New to KNIME - Iterate over each rows based on condition

Saishiyam · January 25, 2022, 2:38am

I have to iterate over each and every row in a column, and if that meets a specific condition, I need to simultaneously iterate over each and every record in another column as well. Is there any possibility of achieving this using knime and without python as we don’t have access to it at the moment.? Also using the version 4.1

Kenyx · January 25, 2022, 2:42am

Hi @Saishiyam
Welcome to community
Maybe you can try:
Different Loop Start nodes (Group Loop Start ?)+ Table row to variable + (Rule Engine node ?) + Loop end node

bruno29a · January 25, 2022, 3:34am

Hi @Saishiyam and welcome to the Knime Community.

You almost never need to manually iterate over each rows as Knime automatically does this for you.

For example, if you have these row values:
1
2
3

And you want to multiply each row by 2, you just need to apply a Math Formula where you take the column and multiply by 2. Knime will multiply each row of this column by 2 for you, without you having to manually do it row by row.

This means that you almost never need a Loop to do this. That being said, of course Loops exist, but they are used for some specific cases, such as if you want to process your table in batches for example, or by groups, of if you have multiple variables that you need to apply.

Based on what you are saying, it seems like you want to compare values from a column to a specific or all the values of another column, is that correct? You may need to use the Lag Column node, or a Joiner node to do this. Using a Loop would be so slow to do this.

May be you can provide some sample data along with your explanation to make sure we understand what you are trying to achieve.

Saishiyam · January 27, 2022, 11:33am

Hi @bruno29a.
Thanks for the answer. Here is a sample data and how it has to be done:
Capture

So I have to start from Column A. I have to compare each ID with every other ID present in the same column. so for eg: If two records have same ID (eg: 001), then I would move to the next column ie Column B and check if the values are same again, so this would be done for until Column D. So if all the values are same, then I need to mention “yes” in the cleared column.
So basically, I can achieve this using two for loops in Python outside KNIME as we don’t have access to it yet.
Is there any way to achieve this without Python?
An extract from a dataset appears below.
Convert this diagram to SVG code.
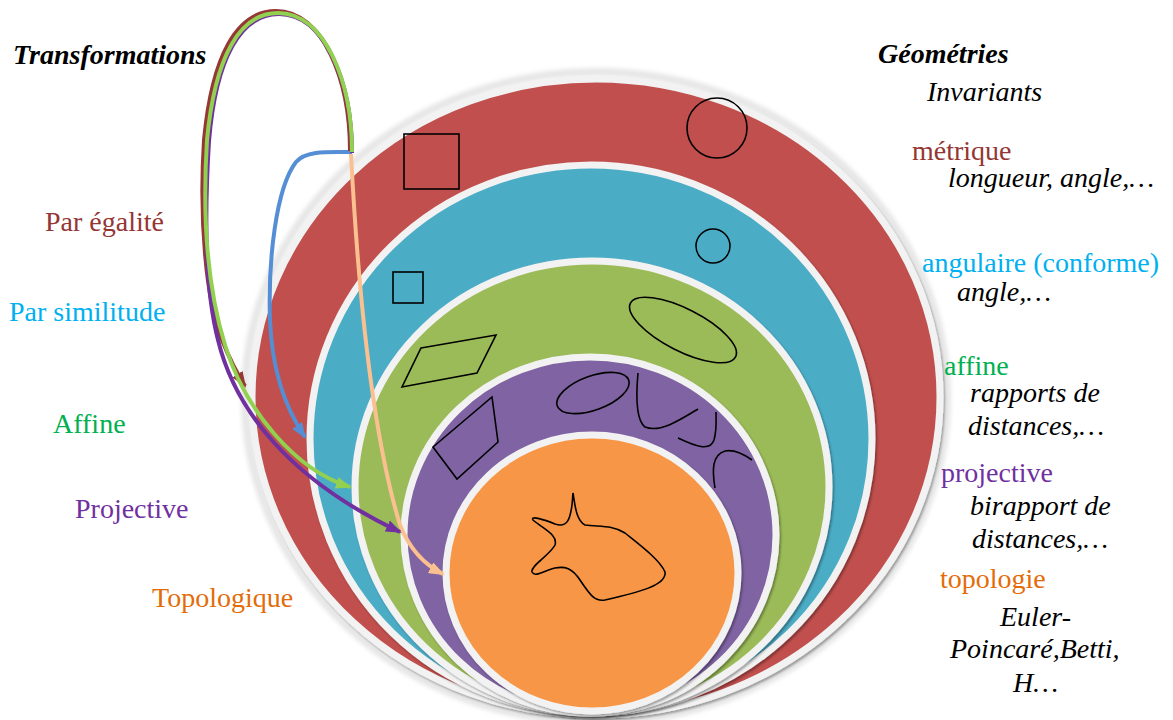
<svg xmlns="http://www.w3.org/2000/svg" width="1173" height="720" viewBox="0 0 1173 720">
<style>
.t{font-size:28px;}
.b{font-weight:bold;font-style:italic;fill:#000;}
.i{font-style:italic;fill:#000;}
.ring{stroke:#f2f2f2;stroke-width:7;filter:url(#sh);}
.fig{fill:none;stroke:#000;stroke-width:1.6;}
.c{fill:none;stroke-width:4;}
</style>
<defs>
<filter id="sh" x="-10%" y="-10%" width="120%" height="120%">
<feDropShadow dx="1.5" dy="2" stdDeviation="1.2" flood-color="#000" flood-opacity="0.35"/>
</filter>
<filter id="halo" x="-10%" y="-10%" width="120%" height="120%">
<feGaussianBlur stdDeviation="2"/>
</filter>
<marker id="mR" markerUnits="userSpaceOnUse" markerWidth="16" markerHeight="12" viewBox="0 0 16 12" refX="14" refY="6" orient="auto"><path d="M0,0 L16,6 L0,12 z" fill="#953735"/></marker>
<marker id="mB" markerUnits="userSpaceOnUse" markerWidth="16" markerHeight="12" viewBox="0 0 16 12" refX="14" refY="6" orient="auto"><path d="M0,0 L16,6 L0,12 z" fill="#558ed5"/></marker>
<marker id="mG" markerUnits="userSpaceOnUse" markerWidth="16" markerHeight="12" viewBox="0 0 16 12" refX="14" refY="6" orient="auto"><path d="M0,0 L16,6 L0,12 z" fill="#92d050"/></marker>
<marker id="mP" markerUnits="userSpaceOnUse" markerWidth="16" markerHeight="12" viewBox="0 0 16 12" refX="14" refY="6" orient="auto"><path d="M0,0 L16,6 L0,12 z" fill="#7030a0"/></marker>
<marker id="mO" markerUnits="userSpaceOnUse" markerWidth="16" markerHeight="12" viewBox="0 0 16 12" refX="14" refY="6" orient="auto"><path d="M0,0 L16,6 L0,12 z" fill="#fac08f"/></marker>
</defs>
<rect width="1173" height="720" fill="#fff"/>

<g id="metrique">
<ellipse cx="596" cy="397" rx="351" ry="325" fill="none" stroke="#e6e6e6" stroke-width="8" filter="url(#halo)"/>
<ellipse class="ring" cx="596" cy="397" rx="344" ry="318" fill="#c0504d"/>
<rect class="fig" x="404" y="134" width="55" height="55"/>
<circle class="fig" cx="717" cy="128" r="30"/>
</g>
<g id="angulaire">
<ellipse class="ring" cx="591" cy="439" rx="281" ry="274" fill="#4bacc6"/>
<rect class="fig" x="393" y="272" width="30" height="31"/>
<circle class="fig" cx="713" cy="246" r="17"/>
</g>
<g id="affine">
<ellipse class="ring" cx="592" cy="487" rx="237" ry="226" fill="#9bbb59"/>
<polygon class="fig" points="421,348 496,335 477,373 402,387"/>
<ellipse class="fig" cx="683" cy="330" rx="59" ry="21" transform="rotate(27 683 330)"/>
</g>
<g id="projective">
<ellipse class="ring" cx="590" cy="535" rx="186" ry="178" fill="#8064a2"/>
<polygon class="fig" points="433,447 492,397 498,442 457,479"/>
<ellipse class="fig" cx="593" cy="393" rx="38" ry="17" transform="rotate(-20 593 393)"/>
<path class="fig" d="M638,373 C636,395 636,420 645,427 C660,433 680,420 698,409"/>
<path class="fig" d="M678,438 C695,446 710,452 714,440 C717,430 716,420 716,412"/>
<path class="fig" d="M715,488 C712,470 712,455 725,451 C735,449 745,455 752,460"/>
</g>
<g id="topologie">
<ellipse class="ring" cx="592" cy="573" rx="146" ry="138" fill="#f79646"/>
<path class="fig" d="M573,493 C575,505 576,520 585,525 C600,527 612,525 625,533 C640,545 660,560 665,572 C667,585 640,592 605,600 C595,602 590,595 580,580 C572,568 565,566 555,568 C545,570 535,578 532,572 C530,566 550,555 555,545 C558,535 545,530 533,520 C530,515 545,520 555,524 C567,528 570,520 572,505 Z"/>
</g>

<g id="connectors">
<path class="c" stroke="#fac08f" stroke-width="3.5" d="M351,154 C356,250 368,420 400,525 C410,550 425,565 443,574" marker-end="url(#mO)"/>
<path class="c" stroke="#558ed5" d="M352,152 C330,152 306,150 296,162 C276,188 268,260 270,320 C272,370 285,408 305,437" marker-end="url(#mB)"/>
<path class="c" stroke="#953735" d="M350,151 C350,80 323,11 276,11 C237,11 212,55 204,140 C199,220 206,300 222,340 C230,360 238,375 245,386" marker-end="url(#mR)"/>
<path class="c" stroke="#7030a0" d="M352,153 C352,83 325,14 279,14 C241,14 216,57 209,141 C204,222 205,290 218,340 C235,410 290,480 400,532" marker-end="url(#mP)"/>
<path class="c" stroke="#92d050" d="M352,152 C352,82 325,13 278,13 C240,13 215,56 207,140 C202,220 208,290 225,345 C245,410 295,470 350,487" marker-end="url(#mG)"/>
</g>

<g id="left-labels" font-family="Liberation Serif">
<text class="t b" font-family="Liberation Serif" x="13" y="64">Transformations</text>
<text class="t" font-family="Liberation Serif" x="45" y="231" fill="#943634">Par égalité</text>
<text class="t" font-family="Liberation Serif" x="9" y="321" fill="#00b0f0">Par similitude</text>
<text class="t" font-family="Liberation Serif" x="53" y="433" fill="#00b050">Affine</text>
<text class="t" font-family="Liberation Serif" x="75" y="518" fill="#7030a0">Projective</text>
<text class="t" font-family="Liberation Serif" x="152" y="607" fill="#e36c09">Topologique</text>
</g>

<g id="right-labels" font-family="Liberation Serif">
<text class="t b" font-family="Liberation Serif" x="878" y="63">Géométries</text>
<text class="t i" font-family="Liberation Serif" x="927" y="101">Invariants</text>
<text class="t" font-family="Liberation Serif" x="912" y="160" fill="#943634">métrique</text>
<text class="t i" font-family="Liberation Serif" x="948" y="187">longueur, angle,…</text>
<text class="t" font-family="Liberation Serif" x="922" y="272" fill="#00b0f0">angulaire (conforme)</text>
<text class="t i" font-family="Liberation Serif" x="957" y="301">angle,…</text>
<text class="t" font-family="Liberation Serif" x="944" y="375" fill="#00b050">affine</text>
<text class="t i" font-family="Liberation Serif" x="970" y="402">rapports de</text>
<text class="t i" font-family="Liberation Serif" x="968" y="435">distances,…</text>
<text class="t" font-family="Liberation Serif" x="941" y="482" fill="#7030a0">projective</text>
<text class="t i" font-family="Liberation Serif" x="970" y="515">birapport de</text>
<text class="t i" font-family="Liberation Serif" x="972" y="548">distances,…</text>
<text class="t" font-family="Liberation Serif" x="940" y="588" fill="#e36c09">topologie</text>
<text class="t i" font-family="Liberation Serif" x="1000" y="626">Euler-</text>
<text class="t i" font-family="Liberation Serif" x="950" y="658">Poincaré,Betti,</text>
<text class="t i" font-family="Liberation Serif" x="1013" y="692">H…</text>
</g>
</svg>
gonhaddock · January 27, 2022, 11:47am

Hello @Saishiyam ,
You actually don’t need any complex coding to achieve the result.
You can complete this task with:

‘GroupBy’ node. and count any column (i.e. creating a constant one).
Rule Engine node with a rule about COUNTING > 1 “Yes”.
And finally a Joiner with the input data to transfer the Labelling (Yes/No) from the results.

20220127_labelling_duplicates2.knwf (28.0 KB)

BR

Saishiyam · January 31, 2022, 4:37am

Hi, thanks a lot. But what if I want to compare one record with every other record in the same column, and then validate them, and based on that I need to move to the next column. There will be many conditions on which I have to be validating. Will the same apply there as well ?

Thyme · January 31, 2022, 8:27am

The GroupBy Node performs aggregations on a per group basis. Rows in a single group have to have the same value in all group columns (ID, Name, Roll No, Location). Any rows that share the value in all 4 grouping columns will be in one group.
The aggregation is to simply count the rows in each group., so we get a table with one row per group and a column holding the group size.
That group size is translated into “Yes/No” with the Rule-Engine.
Finally, the “Yes/No” column is joined with the original table, using the same 4 columns that have been used in the GroupBy.

So in the end, rows that have at least one matching partner in all 4 columns will be assigned “Yes”, otherwise “No”.

gonhaddock · January 31, 2022, 8:43am

May be I can’t see the full scope of the challenge. What we already have done was basically check for row duplicates in the whole data as stated in the provided sample.

You can use the Group By on every column against itself doing sophisticated loops. You will get a matrix of Yes/No with the same size as your current data; but in this approach a row all filled with Yes, would not guarantee that the row (as it is) is repeated in a complex data set.

Another more comprehensive way to achieve your sample result, would be with a String Manipulation node with joinSep rule (ie: “,”) joining all the values in the same row. And work with a GroupBy node around this column.

BR

gonhaddock · January 31, 2022, 9:53am

You may be interested to have a look into this. This past challenge came at this point to my mind.

Thyme · January 31, 2022, 10:47am

@Saishiyam Regarding the “many conditions” part in your follow up:
Is it just more columns that need to have the same value? Then you can add them to the Group Columns in the GroupBy Node (and also the join conditions in the Joiner) and you should be fine.

If not, and those other conditions are different, can you explain what those are?

system · May 1, 2022, 10:47am

This topic was automatically closed 90 days after the last reply. New replies are no longer allowed.